DbFiles: These are the database's tailored files, neatly packed into fixed 64MB pages. Every table you care about exists as a DbFile.
Why DbFiles Matter: Each 64MB page is your I/O workhorse. When you query, the database hauls in whole 64MB chunks, not piecemeal records.
Why 64MB pages? I/O devices are sloths. Bulk operations—like one 64MB read versus 2000 separate 32KB reads—keep costs in check.
Inside a 64MB Page: The Storage Layout Question
-
Row Storage
-
Columnar Storage
-
Hybrid Storage
1. Row-Oriented Storage: The Slotted Page
In a 64MB page, the database uses a Slots design to juggle variable-length rows and fragmented space.
-
Data grows from the top; slots from the bottom.
-
Update a row in place if its size doesn't change.
-
If it grows, other rows might move, but only the Slot Array pointer updates.
2. Columnar Storage: Segments & Compression
Here, a page typically holds values for one specific column across many rows.
Compression Magic for Columnar: The Scale Effect
More data means better compression. Take Spotify's Listens table:
| Column | Small Scale (T(R) = 9) | Massive Scale (T(R) = 100M) | Compression Technique & Scaling |
|---|---|---|---|
| user_id | 36B → 6B (83%) | 400MB → 8MB (98%) | RLE: [1×3, 2×3, 3×3] → [1×500, 2×300, ...] |
| song_name | 36B → 14B (61%) | 400MB → 50MB (88%) | Dictionary: 5 unique → 10M unique, top 1K = 80% of listens |
| rating | 36B → 18B (50%) | 400MB → 40MB (90%) | Quantization: NULL bitmap → 0.1 precision = 1 byte |
| listen_time | 180B → 60B (67%) | 2GB → 200MB (90%) | Delta: Random timestamps → binge sessions compress 10:1 |
| Total | 432B → 98B (77%) | 4.8GB → 298MB (94%) | More data = more repetition patterns |
The Scaling Law: Small datasets (77% compression) → Massive datasets (94%+ compression)
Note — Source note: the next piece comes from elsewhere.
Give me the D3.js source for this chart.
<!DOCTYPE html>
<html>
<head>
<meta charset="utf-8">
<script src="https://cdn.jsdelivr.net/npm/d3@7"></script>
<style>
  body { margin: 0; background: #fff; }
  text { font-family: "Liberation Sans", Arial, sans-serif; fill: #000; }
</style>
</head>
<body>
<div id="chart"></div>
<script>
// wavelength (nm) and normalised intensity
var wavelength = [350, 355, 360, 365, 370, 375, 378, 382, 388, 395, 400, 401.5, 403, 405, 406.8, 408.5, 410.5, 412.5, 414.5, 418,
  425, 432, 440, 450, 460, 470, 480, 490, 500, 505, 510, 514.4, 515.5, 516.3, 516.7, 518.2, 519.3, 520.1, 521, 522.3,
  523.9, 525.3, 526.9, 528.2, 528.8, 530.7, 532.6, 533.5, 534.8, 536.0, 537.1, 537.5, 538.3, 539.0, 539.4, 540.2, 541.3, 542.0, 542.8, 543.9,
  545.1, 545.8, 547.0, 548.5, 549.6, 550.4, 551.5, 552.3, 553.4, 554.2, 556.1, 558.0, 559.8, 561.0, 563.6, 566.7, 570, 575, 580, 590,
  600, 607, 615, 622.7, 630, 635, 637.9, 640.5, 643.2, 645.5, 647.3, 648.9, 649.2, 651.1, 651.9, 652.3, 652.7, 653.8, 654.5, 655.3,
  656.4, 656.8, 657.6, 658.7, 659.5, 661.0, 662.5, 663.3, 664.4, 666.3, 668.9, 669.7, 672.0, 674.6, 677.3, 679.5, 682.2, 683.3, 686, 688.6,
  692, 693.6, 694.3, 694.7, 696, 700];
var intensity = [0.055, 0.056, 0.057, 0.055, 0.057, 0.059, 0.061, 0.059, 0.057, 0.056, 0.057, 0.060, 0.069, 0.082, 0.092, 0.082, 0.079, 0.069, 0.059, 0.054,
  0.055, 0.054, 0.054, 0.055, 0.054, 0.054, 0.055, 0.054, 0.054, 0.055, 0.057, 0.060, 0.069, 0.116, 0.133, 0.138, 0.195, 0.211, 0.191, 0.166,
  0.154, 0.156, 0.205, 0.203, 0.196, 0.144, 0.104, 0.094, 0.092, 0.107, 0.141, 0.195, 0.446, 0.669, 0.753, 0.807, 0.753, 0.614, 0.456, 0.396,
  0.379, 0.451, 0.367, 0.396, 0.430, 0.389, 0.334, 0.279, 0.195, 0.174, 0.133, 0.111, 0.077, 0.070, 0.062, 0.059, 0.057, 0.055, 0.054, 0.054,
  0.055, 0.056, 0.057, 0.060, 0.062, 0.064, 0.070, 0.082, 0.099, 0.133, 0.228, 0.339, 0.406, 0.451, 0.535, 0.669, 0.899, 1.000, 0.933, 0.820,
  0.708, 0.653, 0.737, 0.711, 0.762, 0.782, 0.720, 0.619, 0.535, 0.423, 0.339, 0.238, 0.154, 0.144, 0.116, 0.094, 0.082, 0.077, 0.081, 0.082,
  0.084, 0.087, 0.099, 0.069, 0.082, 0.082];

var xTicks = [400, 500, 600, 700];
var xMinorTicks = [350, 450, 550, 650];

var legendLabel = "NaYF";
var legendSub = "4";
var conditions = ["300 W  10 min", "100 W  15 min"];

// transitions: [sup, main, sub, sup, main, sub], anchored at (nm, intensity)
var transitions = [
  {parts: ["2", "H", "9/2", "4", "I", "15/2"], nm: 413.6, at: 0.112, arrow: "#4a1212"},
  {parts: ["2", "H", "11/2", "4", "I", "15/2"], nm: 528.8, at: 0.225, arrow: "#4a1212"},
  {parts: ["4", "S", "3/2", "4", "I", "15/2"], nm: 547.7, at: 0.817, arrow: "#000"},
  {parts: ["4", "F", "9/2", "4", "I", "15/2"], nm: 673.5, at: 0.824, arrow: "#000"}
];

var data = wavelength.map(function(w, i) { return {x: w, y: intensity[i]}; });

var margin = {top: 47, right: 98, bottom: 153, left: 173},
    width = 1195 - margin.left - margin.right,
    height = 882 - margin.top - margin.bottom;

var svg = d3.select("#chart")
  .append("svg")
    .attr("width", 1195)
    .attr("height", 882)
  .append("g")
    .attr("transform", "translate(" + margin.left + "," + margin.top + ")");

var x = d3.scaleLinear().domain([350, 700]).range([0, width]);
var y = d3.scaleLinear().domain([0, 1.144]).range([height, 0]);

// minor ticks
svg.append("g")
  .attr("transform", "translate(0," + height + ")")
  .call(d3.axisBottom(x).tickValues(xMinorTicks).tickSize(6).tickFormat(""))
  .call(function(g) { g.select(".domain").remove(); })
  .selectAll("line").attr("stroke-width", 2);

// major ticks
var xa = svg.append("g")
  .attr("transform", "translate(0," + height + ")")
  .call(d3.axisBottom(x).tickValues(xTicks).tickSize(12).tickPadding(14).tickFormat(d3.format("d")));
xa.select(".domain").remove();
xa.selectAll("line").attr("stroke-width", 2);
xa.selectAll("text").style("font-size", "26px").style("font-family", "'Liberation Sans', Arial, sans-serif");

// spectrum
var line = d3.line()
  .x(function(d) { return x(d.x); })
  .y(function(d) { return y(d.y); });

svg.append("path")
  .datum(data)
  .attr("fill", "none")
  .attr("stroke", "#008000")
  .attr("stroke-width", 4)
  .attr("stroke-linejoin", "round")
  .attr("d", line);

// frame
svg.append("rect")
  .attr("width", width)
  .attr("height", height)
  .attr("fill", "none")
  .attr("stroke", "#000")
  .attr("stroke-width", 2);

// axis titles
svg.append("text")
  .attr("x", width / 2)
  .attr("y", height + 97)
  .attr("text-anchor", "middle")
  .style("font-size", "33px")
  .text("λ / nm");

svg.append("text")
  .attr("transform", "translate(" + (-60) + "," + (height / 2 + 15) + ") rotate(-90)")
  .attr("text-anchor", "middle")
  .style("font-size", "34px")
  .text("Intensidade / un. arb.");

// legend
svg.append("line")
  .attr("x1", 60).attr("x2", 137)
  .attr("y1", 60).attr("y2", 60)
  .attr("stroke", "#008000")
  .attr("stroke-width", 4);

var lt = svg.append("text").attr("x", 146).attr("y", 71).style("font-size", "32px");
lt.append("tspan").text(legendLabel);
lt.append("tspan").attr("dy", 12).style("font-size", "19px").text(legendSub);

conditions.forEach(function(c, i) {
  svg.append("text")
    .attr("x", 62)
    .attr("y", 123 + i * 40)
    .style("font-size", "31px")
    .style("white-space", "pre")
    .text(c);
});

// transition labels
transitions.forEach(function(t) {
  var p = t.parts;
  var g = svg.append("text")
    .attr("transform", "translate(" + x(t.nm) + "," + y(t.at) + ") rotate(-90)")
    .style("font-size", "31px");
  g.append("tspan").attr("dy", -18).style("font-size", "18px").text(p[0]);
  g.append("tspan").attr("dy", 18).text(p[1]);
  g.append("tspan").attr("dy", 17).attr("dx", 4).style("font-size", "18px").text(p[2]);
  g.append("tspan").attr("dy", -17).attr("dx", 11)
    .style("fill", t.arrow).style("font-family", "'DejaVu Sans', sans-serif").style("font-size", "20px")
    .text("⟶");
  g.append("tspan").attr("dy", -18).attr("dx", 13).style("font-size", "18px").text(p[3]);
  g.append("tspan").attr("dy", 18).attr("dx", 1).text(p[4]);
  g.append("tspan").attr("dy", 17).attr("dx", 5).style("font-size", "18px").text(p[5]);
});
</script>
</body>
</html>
Why? Repetition patterns emerge at scale: Popular songs played millions of times, active users with thousands of listens, predictable timestamp sequences. Rows can compress, but not nearly as much (mix of different data types inside a row).
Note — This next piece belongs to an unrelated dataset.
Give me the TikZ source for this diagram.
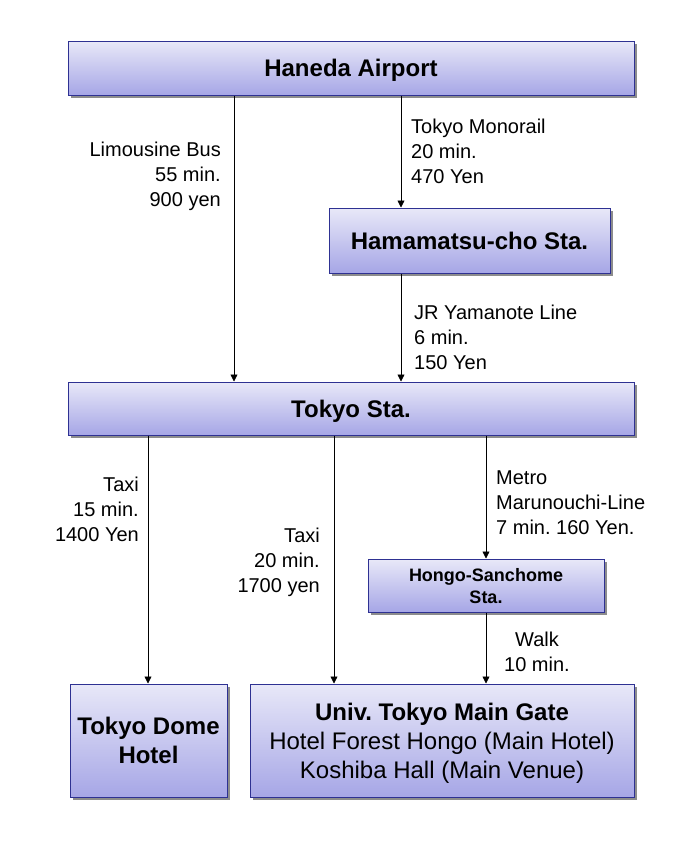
\documentclass[tikz,border=0pt]{standalone}
\usepackage{fontspec}
\setmainfont{Liberation Sans}
\usetikzlibrary{arrows.meta,shadows}
\definecolor{boxTop}{HTML}{E8E8F8}
\definecolor{boxBot}{HTML}{A6A6E6}
\definecolor{boxLine}{HTML}{2E3192}
\tikzset{station/.style={draw=boxLine, line width=1pt, top color=boxTop, bottom color=boxBot,
		inner sep=0pt, align=center, text depth=0pt, font=\fontsize{24}{29}\selectfont\bfseries,
		drop shadow={shadow xshift=3pt, shadow yshift=-3pt, fill=black!45, opacity=1}}}
\tikzset{route/.style={font=\fontsize{20}{25}\selectfont, inner sep=0pt}}
\tikzset{arr/.style={-{Triangle[length=7pt,width=7pt]}, line width=0.8pt}}
\frenchspacing

\begin{document}
\begin{tikzpicture}[x=1pt,y=-1pt]
	\useasboundingbox[fill=white] (0,0) rectangle (678,844);
	% stations
	\node[station, minimum width=566pt, minimum height=54pt] (haneda) at (351,68) {Haneda Airport};
	\node[station, minimum width=281pt, minimum height=65pt] (hamamatsu) at (469.5,240.5) {Hamamatsu-cho Sta.};
	\node[station, minimum width=566pt, minimum height=53pt] (tokyo) at (351,408.5) {Tokyo Sta.};
	\node[station, minimum width=236pt, minimum height=53pt, font=\fontsize{18}{22}\selectfont\bfseries] (hongo) at (486,585.5) {Hongo-Sanchome\\Sta.};
	\node[station, minimum width=157pt, minimum height=113pt] (dome) at (148.5,740.5) {Tokyo Dome\\Hotel};
	\node[station, minimum width=384pt, minimum height=113pt] (univ) at (442,740.5) {Univ. Tokyo Main Gate\\{\mdseries Hotel Forest Hongo (Main Hotel)}\\{\mdseries Koshiba Hall (Main Venue)}};
	% routes
	\draw[arr] ([xshift=-117pt]haneda.south) -- ([xshift=-117pt]tokyo.north);
	\draw[arr] ([xshift=50pt]haneda.south) -- ([xshift=50pt]haneda.south |- hamamatsu.north);
	\draw[arr] ([xshift=-68.5pt]hamamatsu.south) -- ([xshift=-68.5pt]hamamatsu.south |- tokyo.north);
	\draw[arr] ([xshift=-203pt]tokyo.south) -- ([xshift=-203pt]tokyo.south |- dome.north);
	\draw[arr] ([xshift=-17pt]tokyo.south) -- ([xshift=-17pt]tokyo.south |- univ.north);
	\draw[arr] ([xshift=135pt]tokyo.south) -- (hongo.north);
	\draw[arr] (hongo.south) -- ([xshift=44pt]univ.north);
	% labels
	\node[route, anchor=east, align=right] (bus) at (221,176) {Limousine Bus\\55 min.\\900 yen};
	\node[route, anchor=west, align=left] (mono) at (411,151) {Tokyo Monorail\\20 min.\\470 Yen};
	\node[route, anchor=west, align=left] (jr) at (414,337) {JR Yamanote Line\\6 min.\\150 Yen};
	\node[route, anchor=east, align=right] (taxia) at (139,509) {Taxi\\15 min.\\1400 Yen};
	\node[route, anchor=east, align=right] (taxib) at (320,562) {Taxi\\20 min.\\1700 yen};
	\node[route, anchor=west, align=left] (metro) at (496,503) {Metro\\Marunouchi-Line\\7 min. 160 Yen.};
	\node[route, align=center] (walk) at (537,652) {Walk\\10 min.};
\end{tikzpicture}
\end{document}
This is why BigQuery, Snowflake, and Redshift can scan petabytes efficiently—they're reading highly compressed columnar data, not just columnar data.
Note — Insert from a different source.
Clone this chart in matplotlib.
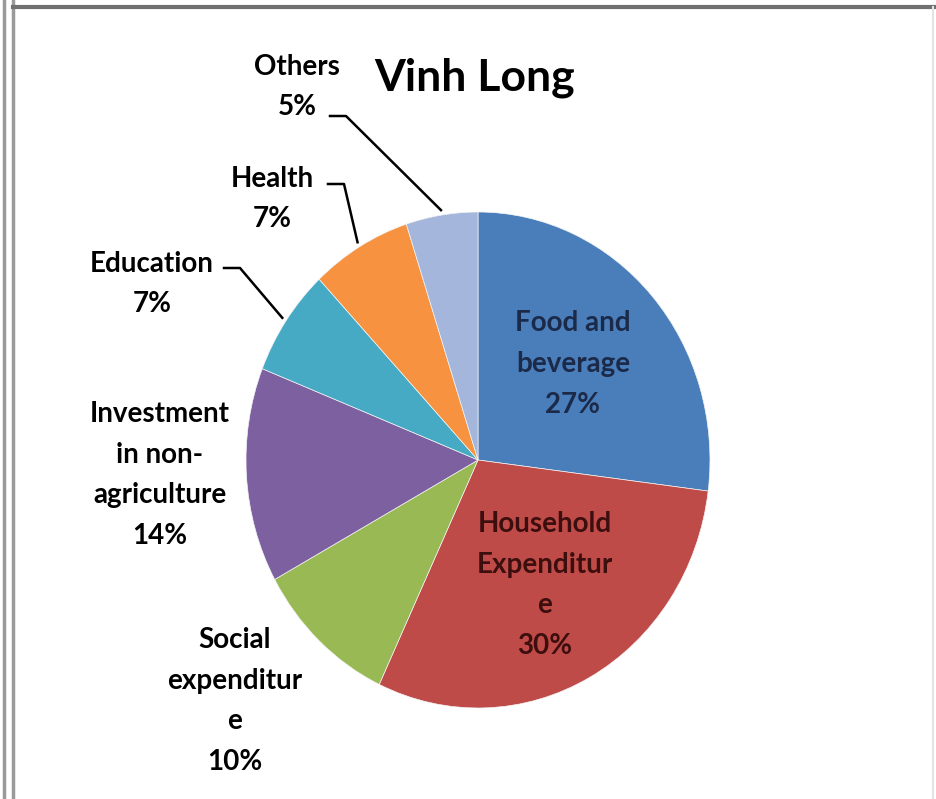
import numpy as np
import matplotlib
matplotlib.use("Agg")
import matplotlib.pyplot as plt
from matplotlib.lines import Line2D

plt.rcParams['font.family'] = ['Lato', 'DejaVu Sans']

# data
labels = ['Food and\nbeverage', 'Household\nExpenditur\ne', 'Social\nexpenditur\ne',
          'Investment\nin non-\nagriculture', 'Education', 'Health', 'Others']
values = [27, 30, 10, 14, 7, 7, 5]
colors = ['#4a7ebb', '#be4b48', '#98b954', '#7d60a0', '#46aac5', '#f69240', '#a4b6db']
title = 'Vinh Long'

W, H = 936, 799
CX, CY, RX, RY = 478, 460, 232, 248   # pie centre / radii in pixels

fig = plt.figure(figsize=(W / 100, H / 100), dpi=100)
ax = fig.add_axes([0, 0, 1, 1])

wedges, _ = ax.pie(values, colors=colors, startangle=90, counterclock=False,
                   wedgeprops=dict(linewidth=0.5, edgecolor='#f4f4f4'))
ax.set_aspect('auto')
ax.set_xlim(-CX / RX, (W - CX) / RX)
ax.set_ylim(-(H - CY) / RY, CY / RY)
ax.axis('off')


def pix(x, y):
    # image pixel -> data coords
    return (x - CX) / RX, (CY - y) / RY


# label positions (pixel centres) and leader starts
lab_pos = [(573, 364), (545, 585), (235, 701), (160, 475), (152, 284), (272, 199), (297, 87)]
lab_col = ['#1c2a4a', '#3d0e0e', 'black', 'black', 'black', 'black', 'black']
leader = {4: (224, 268), 5: (328, 184), 6: (330, 116)}

for i, (w, lab, v) in enumerate(zip(wedges, labels, values)):
    x, y = pix(*lab_pos[i])
    ax.text(x, y, f'{lab}\n{v}%', ha='center', va='center', fontsize=20,
            fontweight='bold', color=lab_col[i], linespacing=1.7)
    if i in leader:
        ang = np.deg2rad((w.theta1 + w.theta2) / 2)
        ex, ey = np.cos(ang) * 1.02, np.sin(ang) * 1.02
        sx, sy = pix(*leader[i])
        mx, _ = pix(leader[i][0] + 16, 0)
        ax.plot([sx, mx, ex], [sy, sy, ey], color='black', lw=1.8, clip_on=False)

tx, ty = pix(475, 78)
ax.text(tx, ty, title, ha='center', va='center', fontsize=32, fontweight='bold')

# frame lines like the screenshot
for xs, ys, c, lw in [([4 / W, 4 / W], [0, 1], '#9a9a9a', 2.5),
                      ([13 / W, 13 / W], [0, 1], '#9a9a9a', 2.5),
                      ([13 / W, 1], [1 - 7 / H, 1 - 7 / H], '#707070', 3),
                      ([933 / W, 933 / W], [0, 1 - 7 / H], '#e4e4e4', 1.5)]:
    fig.add_artist(Line2D(xs, ys, color=c, lw=lw))

fig.savefig('out.png', dpi=100, facecolor='white')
The Core Trade-off: Query Patterns Drive Everything
Different query patterns demand different storage layouts. Here's the fundamental divide:
OLTP: Row Storage Wins
Why Row Storage?
-
Need all columns together
-
Frequent updates/inserts
-
Single record operations
-
Examples: PostgreSQL, MySQL
OLAP: Columnar Wins
Why Columnar?
-
Only need specific columns
-
Aggregations over many rows
-
Read-heavy, append-only
-
Examples: BigQuery, Snowflake
Key Takeaways
-
Layout Matters: How you organize data in 64MB pages.
-
Query Pattern = Storage Choice: OLTP (many small updates) → Row storage (PostgreSQL, MySQL). OLAP (few large scans) → Columnar storage (BigQuery, Snowflake).
-
Compression Magic: Columnar can get 77% → 99%+ compression as data scales.